** Start of Listed entries **

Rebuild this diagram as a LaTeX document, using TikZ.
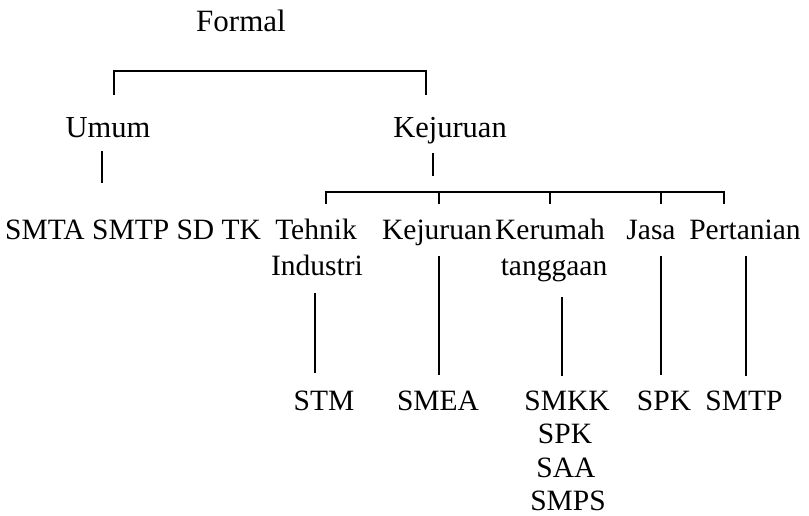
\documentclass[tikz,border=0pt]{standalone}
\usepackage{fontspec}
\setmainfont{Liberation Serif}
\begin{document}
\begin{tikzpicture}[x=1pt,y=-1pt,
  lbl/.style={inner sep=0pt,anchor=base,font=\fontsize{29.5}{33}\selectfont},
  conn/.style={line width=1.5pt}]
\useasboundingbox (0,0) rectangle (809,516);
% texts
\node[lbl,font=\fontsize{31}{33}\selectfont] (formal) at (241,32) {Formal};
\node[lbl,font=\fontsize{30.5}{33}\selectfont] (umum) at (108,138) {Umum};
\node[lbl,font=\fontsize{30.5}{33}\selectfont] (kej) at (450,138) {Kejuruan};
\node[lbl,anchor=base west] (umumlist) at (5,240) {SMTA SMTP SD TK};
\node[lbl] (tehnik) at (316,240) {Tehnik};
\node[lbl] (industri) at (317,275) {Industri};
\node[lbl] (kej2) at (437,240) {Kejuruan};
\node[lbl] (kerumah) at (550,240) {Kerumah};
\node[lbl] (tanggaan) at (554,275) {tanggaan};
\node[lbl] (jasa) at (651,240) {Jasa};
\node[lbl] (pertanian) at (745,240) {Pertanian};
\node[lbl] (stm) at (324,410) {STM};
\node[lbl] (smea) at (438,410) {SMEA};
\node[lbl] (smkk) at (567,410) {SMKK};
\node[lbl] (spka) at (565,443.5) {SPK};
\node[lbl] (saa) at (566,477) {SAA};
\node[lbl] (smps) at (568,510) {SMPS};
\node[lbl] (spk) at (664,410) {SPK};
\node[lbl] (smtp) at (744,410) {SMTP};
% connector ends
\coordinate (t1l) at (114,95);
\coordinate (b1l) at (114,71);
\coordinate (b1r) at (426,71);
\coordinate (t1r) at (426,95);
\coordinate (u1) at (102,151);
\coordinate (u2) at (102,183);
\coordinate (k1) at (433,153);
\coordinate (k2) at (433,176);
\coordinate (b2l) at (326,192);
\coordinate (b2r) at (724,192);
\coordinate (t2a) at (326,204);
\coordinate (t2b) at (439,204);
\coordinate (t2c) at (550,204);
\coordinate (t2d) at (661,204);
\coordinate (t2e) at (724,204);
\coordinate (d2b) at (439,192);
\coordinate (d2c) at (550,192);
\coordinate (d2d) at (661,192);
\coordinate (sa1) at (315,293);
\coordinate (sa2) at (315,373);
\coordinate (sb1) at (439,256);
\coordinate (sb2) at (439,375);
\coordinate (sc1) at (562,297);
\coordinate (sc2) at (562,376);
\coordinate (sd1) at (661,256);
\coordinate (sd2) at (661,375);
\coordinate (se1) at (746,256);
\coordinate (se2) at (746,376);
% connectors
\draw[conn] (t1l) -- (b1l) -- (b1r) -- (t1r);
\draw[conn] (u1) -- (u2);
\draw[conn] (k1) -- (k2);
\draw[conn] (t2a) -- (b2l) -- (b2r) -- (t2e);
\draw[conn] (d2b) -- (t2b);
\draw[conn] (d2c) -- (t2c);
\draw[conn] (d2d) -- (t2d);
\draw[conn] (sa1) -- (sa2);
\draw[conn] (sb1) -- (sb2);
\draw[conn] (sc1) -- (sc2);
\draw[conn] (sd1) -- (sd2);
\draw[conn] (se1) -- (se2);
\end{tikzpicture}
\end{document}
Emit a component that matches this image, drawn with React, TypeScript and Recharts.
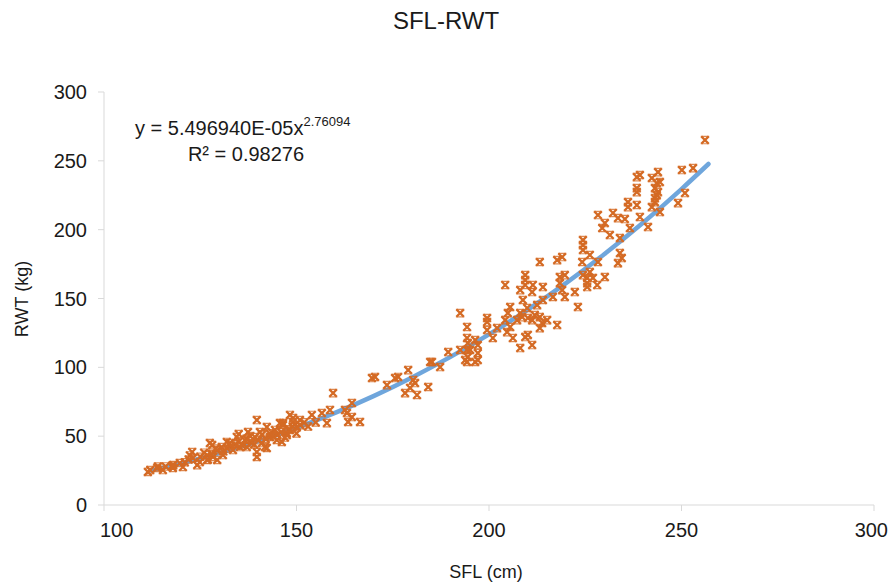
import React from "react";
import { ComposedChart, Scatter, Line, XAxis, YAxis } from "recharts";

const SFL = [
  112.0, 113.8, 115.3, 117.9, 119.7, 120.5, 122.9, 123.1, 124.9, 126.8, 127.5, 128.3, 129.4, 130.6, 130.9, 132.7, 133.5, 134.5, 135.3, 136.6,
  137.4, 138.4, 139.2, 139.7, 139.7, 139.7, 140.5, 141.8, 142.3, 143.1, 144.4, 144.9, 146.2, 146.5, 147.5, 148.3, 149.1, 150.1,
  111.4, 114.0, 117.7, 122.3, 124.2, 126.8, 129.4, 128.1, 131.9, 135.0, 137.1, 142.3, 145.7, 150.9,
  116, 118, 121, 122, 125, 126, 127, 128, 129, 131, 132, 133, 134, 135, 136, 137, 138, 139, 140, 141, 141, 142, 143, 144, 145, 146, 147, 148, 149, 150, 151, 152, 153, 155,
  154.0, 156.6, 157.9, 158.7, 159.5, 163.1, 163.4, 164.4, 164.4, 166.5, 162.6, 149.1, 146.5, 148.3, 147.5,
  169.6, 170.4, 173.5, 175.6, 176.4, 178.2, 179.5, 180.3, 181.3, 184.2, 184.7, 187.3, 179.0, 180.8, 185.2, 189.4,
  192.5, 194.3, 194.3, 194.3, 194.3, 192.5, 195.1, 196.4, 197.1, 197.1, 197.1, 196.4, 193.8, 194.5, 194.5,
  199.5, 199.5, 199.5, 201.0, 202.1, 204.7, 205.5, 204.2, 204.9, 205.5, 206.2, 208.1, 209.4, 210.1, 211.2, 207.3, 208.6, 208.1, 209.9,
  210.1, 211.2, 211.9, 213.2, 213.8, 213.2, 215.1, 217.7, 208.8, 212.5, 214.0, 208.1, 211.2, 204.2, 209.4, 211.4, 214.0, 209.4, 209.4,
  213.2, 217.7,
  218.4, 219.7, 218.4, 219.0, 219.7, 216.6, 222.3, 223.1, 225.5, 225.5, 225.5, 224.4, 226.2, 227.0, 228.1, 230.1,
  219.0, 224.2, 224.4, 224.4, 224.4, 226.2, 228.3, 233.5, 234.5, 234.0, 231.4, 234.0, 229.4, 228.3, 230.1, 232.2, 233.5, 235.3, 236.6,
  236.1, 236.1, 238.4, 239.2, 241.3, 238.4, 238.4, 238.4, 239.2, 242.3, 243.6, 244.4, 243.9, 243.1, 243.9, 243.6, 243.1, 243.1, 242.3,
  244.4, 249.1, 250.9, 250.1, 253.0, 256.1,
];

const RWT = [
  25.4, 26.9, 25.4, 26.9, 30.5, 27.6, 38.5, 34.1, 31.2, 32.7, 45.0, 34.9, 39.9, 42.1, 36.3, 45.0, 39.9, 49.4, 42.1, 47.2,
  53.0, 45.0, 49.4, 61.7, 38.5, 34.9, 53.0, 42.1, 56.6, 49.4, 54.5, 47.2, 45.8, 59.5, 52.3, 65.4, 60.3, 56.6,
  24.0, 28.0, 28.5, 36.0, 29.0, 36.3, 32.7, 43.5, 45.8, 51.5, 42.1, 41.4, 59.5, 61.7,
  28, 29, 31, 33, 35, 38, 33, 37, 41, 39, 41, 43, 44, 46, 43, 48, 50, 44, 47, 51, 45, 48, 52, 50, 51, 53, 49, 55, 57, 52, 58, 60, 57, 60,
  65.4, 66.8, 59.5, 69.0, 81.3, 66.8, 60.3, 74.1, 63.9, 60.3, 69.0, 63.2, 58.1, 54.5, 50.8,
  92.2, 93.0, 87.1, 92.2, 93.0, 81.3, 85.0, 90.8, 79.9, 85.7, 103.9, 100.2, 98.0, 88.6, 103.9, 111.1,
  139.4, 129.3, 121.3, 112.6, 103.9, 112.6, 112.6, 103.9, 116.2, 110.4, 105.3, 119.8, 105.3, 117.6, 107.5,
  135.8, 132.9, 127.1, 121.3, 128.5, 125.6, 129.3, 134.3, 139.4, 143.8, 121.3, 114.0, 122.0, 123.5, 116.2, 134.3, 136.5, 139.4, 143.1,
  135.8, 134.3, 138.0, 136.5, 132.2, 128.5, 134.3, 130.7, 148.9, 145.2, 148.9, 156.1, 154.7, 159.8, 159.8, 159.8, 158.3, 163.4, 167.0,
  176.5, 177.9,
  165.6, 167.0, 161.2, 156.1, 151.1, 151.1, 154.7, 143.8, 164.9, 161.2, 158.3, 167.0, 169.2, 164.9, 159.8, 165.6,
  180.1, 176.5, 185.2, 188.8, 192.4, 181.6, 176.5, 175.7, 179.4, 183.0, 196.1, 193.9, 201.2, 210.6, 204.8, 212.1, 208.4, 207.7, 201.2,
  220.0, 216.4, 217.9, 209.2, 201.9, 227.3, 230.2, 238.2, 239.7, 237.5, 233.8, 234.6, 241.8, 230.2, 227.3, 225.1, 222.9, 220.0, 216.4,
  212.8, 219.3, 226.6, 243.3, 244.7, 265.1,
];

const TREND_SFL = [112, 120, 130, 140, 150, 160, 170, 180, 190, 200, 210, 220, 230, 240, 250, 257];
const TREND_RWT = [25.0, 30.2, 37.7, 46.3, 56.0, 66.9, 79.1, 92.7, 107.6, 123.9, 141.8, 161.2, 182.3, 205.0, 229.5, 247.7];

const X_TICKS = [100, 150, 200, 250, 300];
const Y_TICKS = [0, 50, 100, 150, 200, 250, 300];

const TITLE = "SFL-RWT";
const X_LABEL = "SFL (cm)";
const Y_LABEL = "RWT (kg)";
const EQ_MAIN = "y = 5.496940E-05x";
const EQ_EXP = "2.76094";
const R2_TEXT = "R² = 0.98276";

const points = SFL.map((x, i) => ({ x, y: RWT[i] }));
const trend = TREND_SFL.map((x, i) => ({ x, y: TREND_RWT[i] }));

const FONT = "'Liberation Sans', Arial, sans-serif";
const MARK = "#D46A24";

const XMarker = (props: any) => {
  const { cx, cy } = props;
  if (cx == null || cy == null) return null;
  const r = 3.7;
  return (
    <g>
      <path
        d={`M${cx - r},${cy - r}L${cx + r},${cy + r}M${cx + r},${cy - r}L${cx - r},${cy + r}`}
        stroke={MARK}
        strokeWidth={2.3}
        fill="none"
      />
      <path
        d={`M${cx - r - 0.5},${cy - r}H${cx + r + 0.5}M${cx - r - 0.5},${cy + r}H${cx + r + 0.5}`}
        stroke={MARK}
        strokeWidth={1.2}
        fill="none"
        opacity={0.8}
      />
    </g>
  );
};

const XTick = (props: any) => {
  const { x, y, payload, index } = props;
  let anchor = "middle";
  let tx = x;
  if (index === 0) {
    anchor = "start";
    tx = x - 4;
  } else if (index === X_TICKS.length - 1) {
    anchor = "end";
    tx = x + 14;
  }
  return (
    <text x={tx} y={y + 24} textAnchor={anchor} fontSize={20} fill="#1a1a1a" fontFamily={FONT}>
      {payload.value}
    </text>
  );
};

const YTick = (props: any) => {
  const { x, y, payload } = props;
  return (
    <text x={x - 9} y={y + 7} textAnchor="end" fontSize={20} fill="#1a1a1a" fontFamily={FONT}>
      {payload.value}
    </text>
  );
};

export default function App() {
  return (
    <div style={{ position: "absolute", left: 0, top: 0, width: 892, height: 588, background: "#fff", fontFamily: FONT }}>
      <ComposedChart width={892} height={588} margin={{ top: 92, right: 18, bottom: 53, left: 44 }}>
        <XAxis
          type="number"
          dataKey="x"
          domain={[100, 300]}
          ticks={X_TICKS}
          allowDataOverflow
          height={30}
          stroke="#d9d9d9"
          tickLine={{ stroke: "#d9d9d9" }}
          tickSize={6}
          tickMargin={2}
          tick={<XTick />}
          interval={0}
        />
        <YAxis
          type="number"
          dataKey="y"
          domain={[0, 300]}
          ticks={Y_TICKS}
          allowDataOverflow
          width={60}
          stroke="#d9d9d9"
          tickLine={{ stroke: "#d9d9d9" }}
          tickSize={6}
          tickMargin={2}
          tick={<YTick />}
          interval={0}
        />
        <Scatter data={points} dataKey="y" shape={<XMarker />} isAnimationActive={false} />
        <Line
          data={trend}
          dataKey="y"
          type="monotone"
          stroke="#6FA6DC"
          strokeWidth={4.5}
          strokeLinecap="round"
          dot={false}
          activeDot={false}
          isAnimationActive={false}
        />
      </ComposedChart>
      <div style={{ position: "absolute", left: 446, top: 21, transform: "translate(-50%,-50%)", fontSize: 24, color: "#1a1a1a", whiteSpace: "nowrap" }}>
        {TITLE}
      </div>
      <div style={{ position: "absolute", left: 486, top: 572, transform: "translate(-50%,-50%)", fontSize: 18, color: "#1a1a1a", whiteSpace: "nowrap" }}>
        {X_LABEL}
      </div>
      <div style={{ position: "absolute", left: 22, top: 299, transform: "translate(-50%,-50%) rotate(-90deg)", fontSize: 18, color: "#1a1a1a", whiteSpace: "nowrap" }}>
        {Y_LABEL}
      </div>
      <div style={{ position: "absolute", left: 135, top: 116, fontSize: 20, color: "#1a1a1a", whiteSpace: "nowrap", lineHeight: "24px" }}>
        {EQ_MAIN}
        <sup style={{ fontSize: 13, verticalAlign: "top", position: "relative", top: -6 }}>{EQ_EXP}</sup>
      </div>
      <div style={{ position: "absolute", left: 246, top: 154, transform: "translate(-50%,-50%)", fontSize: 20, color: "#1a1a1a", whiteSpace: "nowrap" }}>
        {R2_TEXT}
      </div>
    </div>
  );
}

** End of Listed entries **

Make an exact copy of only the lines from the one with "Emit a component" through the one with "Line, XAxis, YAxis". Pictures don't belong in it.

Emit a component that matches this image, drawn with React, TypeScript and Recharts.
import React from "react";
import { ComposedChart, Scatter, Line, XAxis, YAxis } from "recharts";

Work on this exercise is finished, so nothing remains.